start Available data

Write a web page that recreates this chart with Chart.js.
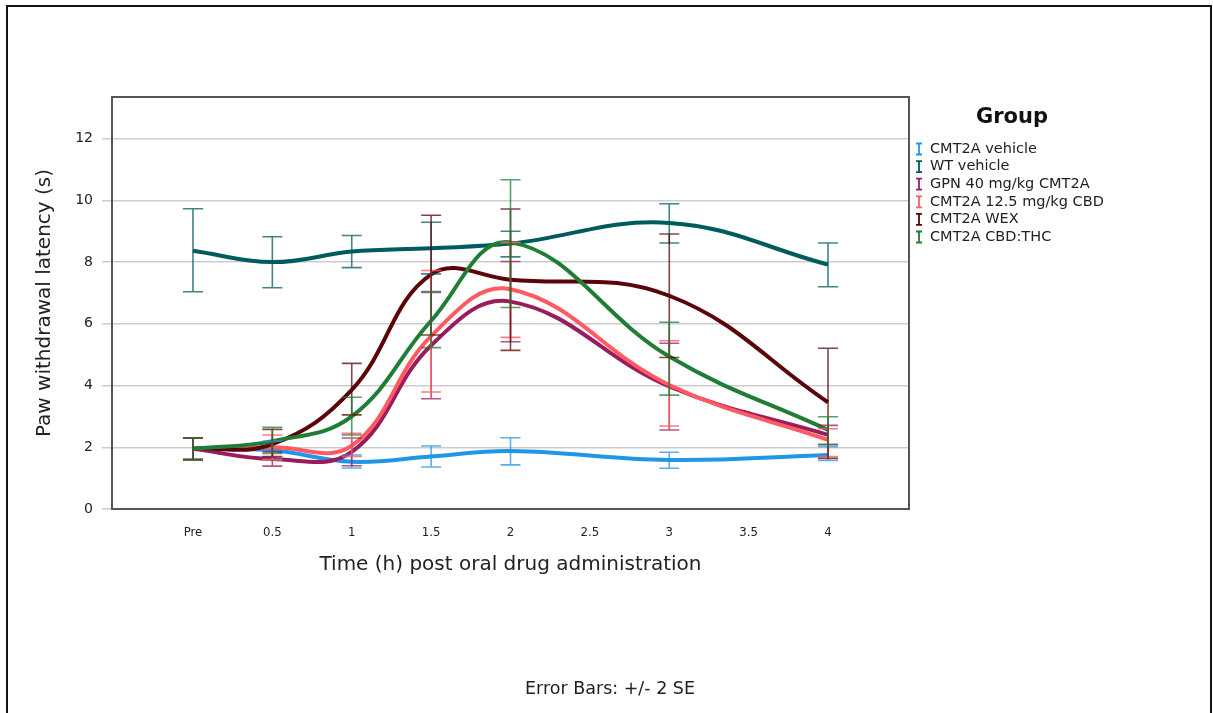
<!DOCTYPE html>
<html>
<head>
<meta charset="utf-8"/>
<style>
  html,body{margin:0;padding:0;background:#fff;}
  #wrap{position:relative;width:1213px;height:713px;}
</style>
</head>
<body>
<div id="wrap"><canvas id="c" width="1213" height="713"></canvas></div>
<script src="https://cdn.jsdelivr.net/npm/chart.js@4.4.0/dist/chart.umd.min.js"></script>
<script>
// x positions are slot indexes: Pre=0, 0.5=1 ... 4=8
const timeLabels = ['Pre', '0.5', '1', '1.5', '2', '2.5', '3', '3.5', '4'];
const sampleSlots = [0, 1, 2, 3, 4, 6, 8];
const yTicks = [0, 2, 4, 6, 8, 10, 12];

const groupNames = ['CMT2A vehicle', 'WT vehicle', 'GPN 40 mg/kg CMT2A', 'CMT2A 12.5 mg/kg CBD', 'CMT2A WEX', 'CMT2A CBD:THC'];
const groupColors = ['#2196e6', '#005b5e', '#9b1c5c', '#ff5a62', '#5a0509', '#1f7d36'];
const barColors   = ['rgba(33,150,230,0.75)', 'rgba(0,91,94,0.75)', 'rgba(155,28,92,0.75)', 'rgba(255,90,98,0.8)', 'rgba(90,5,9,0.75)', 'rgba(31,125,54,0.75)'];

const vehicleMean = [1.95, 1.90, 1.53, 1.70, 1.88, 1.59, 1.75];
const vehicleLow  = [1.60, 1.60, 1.33, 1.36, 1.43, 1.32, 1.57];
const vehicleHigh = [2.30, 2.20, 1.75, 2.04, 2.31, 1.84, 2.02];

const wtMean = [8.37, 8.00, 8.34, 8.45, 8.60, 9.27, 7.92];
const wtLow  = [7.04, 7.17, 7.82, 7.62, 8.17, 8.62, 7.20];
const wtHigh = [9.73, 8.82, 8.86, 9.29, 9.00, 9.89, 8.62];

const gpnMean = [1.95, 1.62, 1.85, 5.30, 6.72, 3.97, 2.40];
const gpnLow  = [1.60, 1.39, 1.40, 3.57, 5.42, 2.56, 2.10];
const gpnHigh = [2.30, 1.85, 2.30, 7.02, 8.02, 5.37, 2.71];

const cbdMean = [1.95, 2.00, 2.05, 5.60, 7.12, 4.02, 2.24];
const cbdLow  = [1.60, 1.60, 1.70, 3.79, 5.56, 2.69, 1.70];
const cbdHigh = [2.30, 2.40, 2.45, 7.73, 8.64, 5.45, 2.60];

const wexMean = [1.95, 2.10, 3.86, 7.60, 7.43, 6.91, 3.46];
const wexLow  = [1.60, 1.70, 3.05, 5.64, 5.14, 4.91, 1.64];
const wexHigh = [2.30, 2.58, 4.72, 9.52, 9.72, 8.91, 5.21];

const thcMean = [1.95, 2.20, 3.00, 6.10, 8.64, 4.94, 2.56];
const thcLow  = [1.60, 1.80, 2.40, 5.23, 6.53, 3.69, 2.08];
const thcHigh = [2.30, 2.65, 3.62, 7.05, 10.67, 6.05, 2.99];

const means = [vehicleMean, wtMean, gpnMean, cbdMean, wexMean, thcMean];
const lows  = [vehicleLow, wtLow, gpnLow, cbdLow, wexLow, thcLow];
const highs = [vehicleHigh, wtHigh, gpnHigh, cbdHigh, wexHigh, thcHigh];

const FONT = "'DejaVu Sans', sans-serif";

const errorBars = {
  id: 'errorBars',
  afterDatasetsDraw(chart) {
    const {ctx, scales: {x, y}} = chart;
    ctx.save();
    ctx.lineWidth = 1.6;
    means.forEach((m, g) => {
      ctx.strokeStyle = barColors[g];
      sampleSlots.forEach((slot, i) => {
        const px = x.getPixelForValue(slot);
        const top = y.getPixelForValue(highs[g][i]);
        const bot = y.getPixelForValue(lows[g][i]);
        ctx.beginPath();
        ctx.moveTo(px, top); ctx.lineTo(px, bot);
        ctx.moveTo(px - 10, top); ctx.lineTo(px + 10, top);
        ctx.moveTo(px - 10, bot); ctx.lineTo(px + 10, bot);
        ctx.stroke();
      });
    });
    ctx.restore();
  },
  afterDraw(chart) {
    const {ctx, chartArea: a} = chart;
    ctx.save();
    // plot frame
    ctx.strokeStyle = '#555';
    ctx.lineWidth = 2;
    ctx.strokeRect(a.left, a.top, a.right - a.left, a.bottom - a.top);
    // outer frame
    ctx.strokeStyle = '#111';
    ctx.strokeRect(7, 6, 1204, 712);
    // legend
    ctx.fillStyle = '#111';
    ctx.textAlign = 'center';
    ctx.textBaseline = 'middle';
    ctx.font = 'bold 21px ' + FONT;
    ctx.fillText('Group', 1012, 118);
    ctx.font = '14.5px ' + FONT;
    ctx.textAlign = 'left';
    groupNames.forEach((name, g) => {
      const ly = 149 + g * 17.6;
      ctx.strokeStyle = groupColors[g];
      ctx.lineWidth = 1.8;
      ctx.beginPath();
      ctx.moveTo(919, ly - 5.5); ctx.lineTo(919, ly + 5.5);
      ctx.moveTo(916, ly - 5.5); ctx.lineTo(922, ly - 5.5);
      ctx.moveTo(916, ly + 5.5); ctx.lineTo(922, ly + 5.5);
      ctx.stroke();
      ctx.fillStyle = '#222';
      ctx.fillText(name, 930, ly);
    });
    // footnote
    ctx.textAlign = 'center';
    ctx.font = '17.5px ' + FONT;
    ctx.fillStyle = '#222';
    ctx.fillText('Error Bars: +/- 2 SE', 610, 689);
    ctx.restore();
  }
};

new Chart(document.getElementById('c'), {
  type: 'line',
  data: {
    datasets: means.map((m, g) => ({
      label: groupNames[g],
      data: m.map((v, i) => ({x: sampleSlots[i], y: v})),
      borderColor: groupColors[g],
      borderWidth: 4,
      pointRadius: 0,
      tension: 0.4,
      fill: false,
      order: groupNames.length - 1 - g
    }))
  },
  options: {
    responsive: false,
    animation: false,
    layout: { padding: { left: 0, top: 97, right: 304, bottom: 132 } },
    plugins: { legend: { display: false }, tooltip: { enabled: false } },
    scales: {
      x: {
        type: 'linear',
        min: -1.02, max: 9.02,
        afterBuildTicks: s => { s.ticks = timeLabels.map((t, i) => ({value: i})); },
        afterFit: s => { s.height = 72; },
        grid: { display: false },
        border: { display: false },
        ticks: {
          autoSkip: false, maxRotation: 0, padding: 8,
          color: '#222',
          font: { family: "'DejaVu Sans Condensed', 'DejaVu Sans', sans-serif", size: 13 },
          callback: v => timeLabels[v]
        },
        title: {
          display: true,
          text: 'Time (h) post oral drug administration',
          color: '#222',
          font: { family: FONT, size: 20 },
          padding: { top: 0, bottom: 4 }
        }
      },
      y: {
        min: 0, max: 13.35,
        afterBuildTicks: s => { s.ticks = yTicks.map(v => ({value: v})); },
        afterFit: s => { s.width = 112; },
        grid: { color: '#cdcdcd', lineWidth: 1.5, tickLength: 10, drawTicks: true },
        border: { display: false },
        ticks: { padding: 9, color: '#222', font: { family: FONT, size: 14 } },
        title: {
          display: true,
          text: 'Paw withdrawal latency (s)',
          color: '#222',
          font: { family: FONT, size: 20 },
          padding: { top: 33, bottom: 0 }
        }
      }
    }
  },
  plugins: [errorBars]
});
</script>
</body>
</html>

end Available data

Task details
Everything from the first line of the listing above through the line that contains "const cbdHigh = [2.30, 2.40, 2.45, 7.73, 8.64, 5.45, 2.60];" is to be restated word for word, minus the pictures.

Answer to this problem
Write a web page that recreates this chart with Chart.js.
<!DOCTYPE html>
<html>
<head>
<meta charset="utf-8"/>
<style>
  html,body{margin:0;padding:0;background:#fff;}
  #wrap{position:relative;width:1213px;height:713px;}
</style>
</head>
<body>
<div id="wrap"><canvas id="c" width="1213" height="713"></canvas></div>
<script src="https://cdn.jsdelivr.net/npm/chart.js@4.4.0/dist/chart.umd.min.js"></script>
<script>
// x positions are slot indexes: Pre=0, 0.5=1 ... 4=8
const timeLabels = ['Pre', '0.5', '1', '1.5', '2', '2.5', '3', '3.5', '4'];
const sampleSlots = [0, 1, 2, 3, 4, 6, 8];
const yTicks = [0, 2, 4, 6, 8, 10, 12];

const groupNames = ['CMT2A vehicle', 'WT vehicle', 'GPN 40 mg/kg CMT2A', 'CMT2A 12.5 mg/kg CBD', 'CMT2A WEX', 'CMT2A CBD:THC'];
const groupColors = ['#2196e6', '#005b5e', '#9b1c5c', '#ff5a62', '#5a0509', '#1f7d36'];
const barColors   = ['rgba(33,150,230,0.75)', 'rgba(0,91,94,0.75)', 'rgba(155,28,92,0.75)', 'rgba(255,90,98,0.8)', 'rgba(90,5,9,0.75)', 'rgba(31,125,54,0.75)'];

const vehicleMean = [1.95, 1.90, 1.53, 1.70, 1.88, 1.59, 1.75];
const vehicleLow  = [1.60, 1.60, 1.33, 1.36, 1.43, 1.32, 1.57];
const vehicleHigh = [2.30, 2.20, 1.75, 2.04, 2.31, 1.84, 2.02];

const wtMean = [8.37, 8.00, 8.34, 8.45, 8.60, 9.27, 7.92];
const wtLow  = [7.04, 7.17, 7.82, 7.62, 8.17, 8.62, 7.20];
const wtHigh = [9.73, 8.82, 8.86, 9.29, 9.00, 9.89, 8.62];

const gpnMean = [1.95, 1.62, 1.85, 5.30, 6.72, 3.97, 2.40];
const gpnLow  = [1.60, 1.39, 1.40, 3.57, 5.42, 2.56, 2.10];
const gpnHigh = [2.30, 1.85, 2.30, 7.02, 8.02, 5.37, 2.71];

const cbdMean = [1.95, 2.00, 2.05, 5.60, 7.12, 4.02, 2.24];
const cbdLow  = [1.60, 1.60, 1.70, 3.79, 5.56, 2.69, 1.70];
const cbdHigh = [2.30, 2.40, 2.45, 7.73, 8.64, 5.45, 2.60];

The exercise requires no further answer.